While the aspects of the present disclosure may be susceptible to various modifications and alternative forms, specific embodiments have been shown by way of example in the drawings and have been described in detail herein. But it should be understood that the invention is not intended to be limited to the particular forms disclosed.

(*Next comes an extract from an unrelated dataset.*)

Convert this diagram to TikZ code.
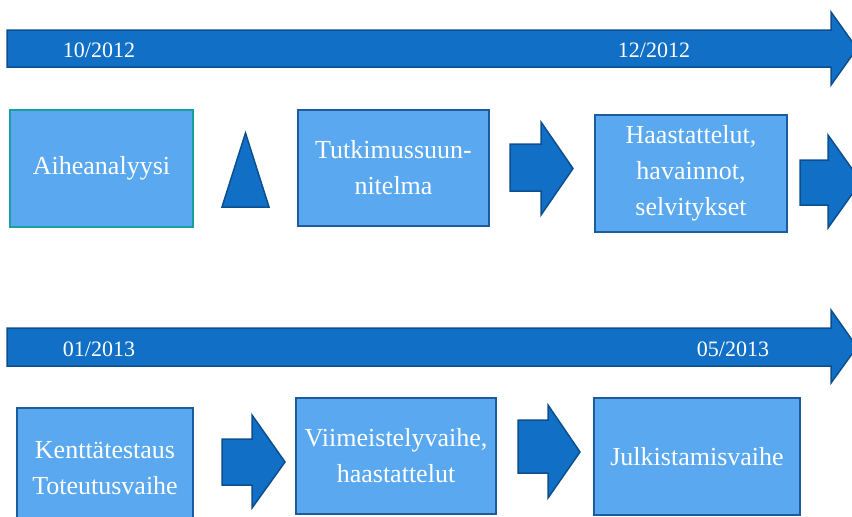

Rather, the invention is to cover all modifications, equivalents, and alternatives falling within the spirit and scope of the invention as defined by the following appended claims.
1. A system comprising:
- a wellhead hanger; and
- a spacer ring positioned along a neck of the wellhead hanger between a threaded portion of the neck and a shoulder of the wellhead hanger, wherein the spacer ring is threaded onto an additional threaded portion of the neck, and wherein the threaded portion and the additional threaded portion are threaded in opposite directions.
2. The system of claim 1, comprising a running tool.
3. The system of claim 2, wherein the running tool is threaded onto the neck of the wellhead hanger via the threaded portion such that the spacer ring is positioned between the running tool and the shoulder and prevents the running tool from bottoming out against the shoulder.
6. A system comprising:
- a wellhead hanger; and
- a spacer ring positioned along a neck of the wellhead hanger between a threaded portion of the neck and a shoulder of the wellhead hanger, wherein the spacer ring is threaded onto an additional threaded portion of the neck, and wherein the threaded portion includes a right-handed thread and the additional threaded portion includes a left-handed thread.
7. The system of claim 1, wherein the shoulder is a landing shoulder of the wellhead hanger.
8. The system of claim 1, comprising a hollow wellhead body, wherein the wellhead hanger and the spacer ring are installed within the hollow wellhead body.
9. The system of claim 1, wherein the wellhead hanger is a casing hanger.
10. The system of claim 1, comprising a spring positioned between the spacer ring and the shoulder such that the spring applies a biasing force against the spacer ring.
16. A method comprising:
- attaching a spacer to a wellhead hanger;
- threading a running tool onto the wellhead hanger by rotating the running tool in a first direction with respect to the wellhead hanger to thread the running tool onto the wellhead hanger; and
- drawing the running tool and the spacer into engagement along the wellhead hanger;
- wherein attaching the spacer to the wellhead hanger includes threading the spacer onto the wellhead hanger by rotating the spacer with respect to the wellhead hanger in a second direction, opposite the first direction, to thread the spacer onto the wellhead hanger.
17. The method of claim 16, comprising lowering a casing string attached to the wellhead hanger into a well.
18. A method comprising:
- attaching a spacer to a wellhead hanger;
- threading a running tool onto the wellhead hanger by rotating the running tool in a first direction with respect to the wellhead hanger to thread the running tool onto the wellhead hanger;
- drawing the running tool and the spacer into engagement along the wellhead hanger;
- lowering a casing string attached to the wellhead hanger into a well; and
- rotating the casing string in the first direction via the wellhead hanger and the running tool, wherein the engagement of the running tool with the spacer causes rotation of the running tool to be applied to the wellhead hanger and the spacer reduces torque needed to unthread the running tool from the wellhead hanger.
20. The method of claim 16, comprising positioning a spring between the spacer and a shoulder of the wellhead hanger.